Another serious concern is the removal of prayer from our public schools and forbidding invocations and benedictions at our graduation exercises and sports events. Congress is opened with prayer. We have a national prayer breakfast, the President and all elected officials place their hand on the Bible and take the oath of office, and prayer is included in all of these events. Adult men and women have chosen their course in life, but children need help in choosing their destiny. Since we have abdicated our personal responsibility to teach our children about God in our public schools, juvenile delinquency has risen and the juvenile courts and facilities are filled to capacity. Children are killing each other as well as murdering their parents. If our children feel they have no moral responsibility then they are just like the animals of the fields. What can we expect when there is no moral obligation to society nor to the importance of human life.
I urge you to oppose any legislation authorizing same-sex marriages. Legalizing same-sex marriages would undermine the biblical and traditional concept of the family in our nation and would further lead to our nation's downfall.
Our children and youth are the future of our nation. Our country is only 226 years old. The following scriptures were quoted by my father many times in his speeches:
"The wicked shall be turned into hell and all nations that forget God." (Psalm 9:17)

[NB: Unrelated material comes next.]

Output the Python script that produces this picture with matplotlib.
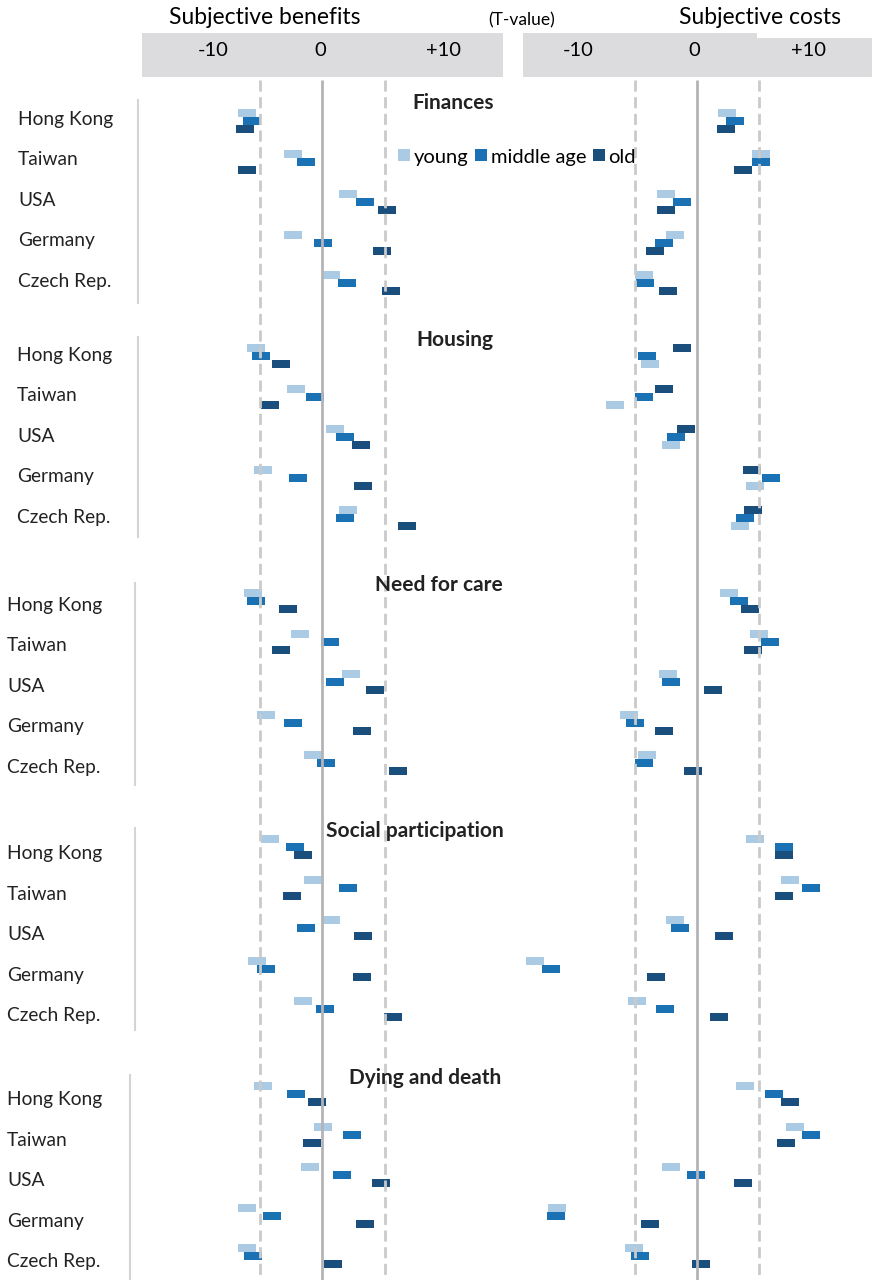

"Righteousness exalteth a nation; but sin is a reproach to any people." (Proverbs 14:34)
Even though America has forsaken the old paths, there is an answer for our dilemma. This promise is from the God of the universe found in 2 Chronicles 7:14: "If my people, which are called by my name, shall humble themselves, and pray, and seek my face, and turn from their wicked ways; then will I hear from heaven, and will forgive their sin, and will heal their land."

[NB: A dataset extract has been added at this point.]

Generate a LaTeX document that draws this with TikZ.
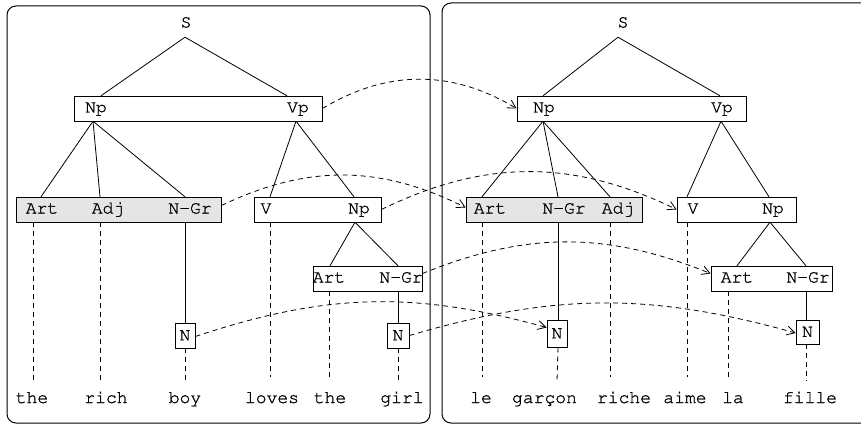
\documentclass[tikz,border=0pt]{standalone}
\usepackage[T1]{fontenc}
\usepackage{courier}
\usetikzlibrary{arrows.meta}
\newcommand{\heavytext}{\special{pdf:literal direct 2 Tr 0.2 w}}
\begin{document}
\begin{tikzpicture}[x=1pt,y=-1pt,
  every node/.style={font=\heavytext\ttfamily\fontsize{18}{20}\selectfont},
  lab/.style={inner sep=0pt, text height=12pt, text depth=4pt, minimum height=25pt},
  box/.style={draw, line width=0.9pt, minimum height=25pt, inner sep=0pt},
  gbox/.style={box, fill=black!10},
  word/.style={inner sep=0pt, text height=12pt, text depth=4pt, anchor=base},
  tl/.style={line width=0.8pt},
  dl/.style={line width=0.8pt, dash pattern=on 5pt off 4pt},
  arr/.style={dl, -{Straight Barb[length=8pt,width=9pt]}},
  frame/.style={line width=1pt, rounded corners=9pt},
]
\useasboundingbox (0,0) rectangle (861,425);
\begin{scope}
\clip (0,0) rectangle (861,425);
\draw[frame] (7,6) rectangle (430,423);
\draw[frame] (442,3) rectangle (900,423);
\end{scope}

% ---------- left tree ----------
\node[box, minimum width=248pt] (lB1) at (198,108.5) {};
\node[gbox, minimum width=205pt] (lB2) at (118.5,209.5) {};
\node[box, minimum width=127pt] (lB3) at (317.5,209.5) {};
\node[box, minimum width=109pt] (lB4) at (367.5,278.5) {};
\node[box, minimum width=20pt] (lN1) at (185,335.5) {N};
\node[box, minimum width=22pt] (lN2) at (398,335.5) {N};

\node[lab, minimum height=27pt] (lS) at (186,23.5) {S};
\node[lab] (lNp) at (96,108.5) {Np};
\node[lab] (lVp) at (298,108.5) {Vp};
\node[lab] (lArt) at (42,209.5) {Art};
\node[lab] (lAdj) at (108,209.5) {Adj};
\node[lab] (lNGr) at (190,209.5) {N-Gr};
\node[lab] (lV) at (266,209.5) {V};
\node[lab] (lNp2) at (359,209.5) {Np};
\node[lab] (lArt3) at (329,278.5) {Art};
\node[lab] (lNGr3) at (401,278.5) {N-Gr};

\node[word] (wThe) at (32,403) {the};
\node[word] (wRich) at (106,403) {rich};
\node[word] (wBoy) at (185,403) {boy};
\node[word] (wLoves) at (272,403) {loves};
\node[word] (wThe2) at (330,403) {the};
\node[word] (wGirl) at (402,403) {girl};

\draw[tl] ([xshift=-1pt]lS.south) -- ([xshift=5pt]lNp.north);
\draw[tl] ([xshift=-1pt]lS.south) -- ([xshift=-11pt]lVp.north);
\draw[tl] ([xshift=-3pt]lNp.south) -- ([xshift=-1pt]lArt.north);
\draw[tl] ([xshift=-3pt]lNp.south) -- ([xshift=-8pt]lAdj.north);
\draw[tl] ([xshift=-3pt]lNp.south) -- ([xshift=-5pt]lNGr.north);
\draw[tl] ([xshift=-2pt]lVp.south) -- ([xshift=4pt]lV.north);
\draw[tl] ([xshift=-2pt]lVp.south) -- ([xshift=-5pt]lNp2.north);
\draw[tl] ([xshift=-4pt]lNp2.south) -- ([xshift=1pt]lArt3.north);
\draw[tl] ([xshift=-4pt]lNp2.south) -- ([xshift=-3pt]lNGr3.north);
\draw[tl] ([xshift=-5pt]lNGr.south) -- (lN1.north);
\draw[tl] ([xshift=-3pt]lNGr3.south) -- (lN2.north);

\draw[dl] ([xshift=-9pt]lArt.south) -- ([xshift=1pt,yshift=10pt]wThe.north);
\draw[dl] ([xshift=-8pt]lAdj.south) -- ([xshift=-6pt,yshift=10pt]wRich.north);
\draw[dl] (lN1.south) -- ([yshift=10pt]wBoy.north);
\draw[dl] ([xshift=4pt]lV.south) -- ([xshift=-2pt,yshift=14pt]wLoves.north);
\draw[dl] (lArt3.south) -- ([xshift=-1pt,yshift=10pt]wThe2.north);
\draw[dl] (lN2.south) -- ([xshift=-4pt,yshift=10pt]wGirl.north);

% ---------- right tree ----------
\node[box, minimum width=229pt] (rB1) at (631.5,108.5) {};
\node[gbox, minimum width=176pt] (rB2) at (554,209.5) {};
\node[box, minimum width=119pt] (rB3) at (736.5,209.5) {};
\node[box, minimum width=121pt] (rB4) at (771.5,278.5) {};
\node[box, minimum width=20pt, minimum height=27pt] (rN1) at (557,333.5) {N};
\node[box, minimum width=23pt, minimum height=24pt] (rN2) at (807.5,332) {N};

\node[lab, minimum height=27pt] (rS) at (623,23.5) {S};
\node[lab] (rNp) at (544,108.5) {Np};
\node[lab] (rVp) at (722,108.5) {Vp};
\node[lab] (rArt) at (490,209.5) {Art};
\node[lab] (rNGr) at (564,209.5) {N-Gr};
\node[lab] (rAdj) at (618,209.5) {Adj};
\node[lab] (rV) at (693,209.5) {V};
\node[lab] (rNp2) at (773,209.5) {Np};
\node[lab] (rArt3) at (737,278.5) {Art};
\node[lab] (rNGr3) at (808,278.5) {N-Gr};

\node[word] (wLe) at (481,403) {le};
\node[word] (wGarcon) at (544.5,403) {garçon};
\node[word] (wRiche) at (624,403) {riche};
\node[word] (wAime) at (685,403) {aime};
\node[word] (wLa) at (733,403) {la};
\node[word] (wFille) at (810,403) {fille};

\draw[tl] ([xshift=-5pt]rS.south) -- ([xshift=-1pt]rNp.north);
\draw[tl] ([xshift=-5pt]rS.south) -- ([xshift=-2pt]rVp.north);
\draw[tl] ([xshift=-1pt]rNp.south) -- ([xshift=-8pt]rArt.north);
\draw[tl] ([xshift=-1pt]rNp.south) -- ([xshift=-6pt]rNGr.north);
\draw[tl] ([xshift=-1pt]rNp.south) -- ([xshift=-8pt]rAdj.north);
\draw[tl] ([xshift=-1pt]rVp.south) -- ([xshift=-6pt]rV.north);
\draw[tl] ([xshift=-1pt]rVp.south) -- ([xshift=-4pt]rNp2.north);
\draw[tl] ([xshift=-3pt]rNp2.south) -- (rArt3.north);
\draw[tl] ([xshift=-3pt]rNp2.south) -- ([xshift=-2pt]rNGr3.north);
\draw[tl] ([xshift=-6pt]rNGr.south) -- ([xshift=1pt]rN1.north);
\draw[tl] ([xshift=-2pt]rNGr3.south) -- ([xshift=-1.5pt]rN2.north);

\draw[dl] ([xshift=-8pt]rArt.south) -- ([xshift=1pt,yshift=14pt]wLe.north);
\draw[dl] ([xshift=1pt]rN1.south) -- ([xshift=12.5pt,yshift=10pt]wGarcon.north);
\draw[dl] ([xshift=-8pt]rAdj.south) -- ([xshift=-14pt,yshift=14pt]wRiche.north);
\draw[dl] ([xshift=-6pt]rV.south) -- ([xshift=2pt,yshift=14pt]wAime.north);
\draw[dl] ([xshift=-9pt]rArt3.south) -- ([xshift=-5pt,yshift=14pt]wLa.north);
\draw[dl] ([xshift=-1.5pt]rN2.south) -- ([xshift=-4pt,yshift=10pt]wFille.north);

% ---------- correspondence arrows ----------
\draw[arr] (lB1.east) to[bend left=31] (rB1.west);
\draw[arr] ([yshift=4pt]lB2.east) to[bend left=26] ([yshift=2pt]rB2.west);
\draw[arr] (lB3.east) to[bend left=26] (rB3.west);
\draw[arr] ([yshift=5pt]lB4.east) to[bend left=22] ([yshift=5pt]rB4.west);
\draw[arr] ([yshift=-1pt]lN1.east) to[bend left=17] ([yshift=6pt]rN1.west);
\draw[arr] (lN2.east) to[bend left=16] ([yshift=-1pt]rN2.west);
\end{tikzpicture}
\end{document}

Our land needs healing and you nine members of the U.S. Supreme Court have the power to turn our nation around. If this does not happen, I firmly believe that when you personally stand before God, the blood of the unborn will cry out against you, and you will be held responsible for not leading our nation in the right direction. This letter may not have any bearing on what you may or may not do, but I have done what I feel strongly about and feel that I have fulfilled my responsibility to God and to my country, and what my late father would be pleased to know that I did.
Sincerely yours,
George E. York
Retired Elder, Church of the Nazarene
Conclusion
One of the reasons America's Founding Fathers chose to throw-off the government of King George III was that the King had installed judges who perverted justice. In the Declaration of Independence one of the grievances they listed against the King was that he instituted judges who were "dependent on his will alone" (grievance nine). The moral decline of America is not primarily the result of ballot-box choices of Americans, but rather the result of a new crop of tyrannical judges willing to pervert American law. Like Reverend York, many Americans could aptly say what the Signers of the Declaration of Independence said:
In every stage of these oppressions we have petitioned for redress in the most humble terms; our repeated petitions have been answered only by repeated injury.
Rejecting the "Laws of Nature and of Nature's God," they have made America's laws "dependent on [their] will alone." What the Signers said of King George may also be said of such judges, that they are individuals "whose character is thus marked by every act which may define a Tyrant, [and] is unfit to be the ruler of a free people."
May God make this present generation of Americans equal to the Signers of the Declaration of Independence in conviction and courage!
America deserves to know its true heritage.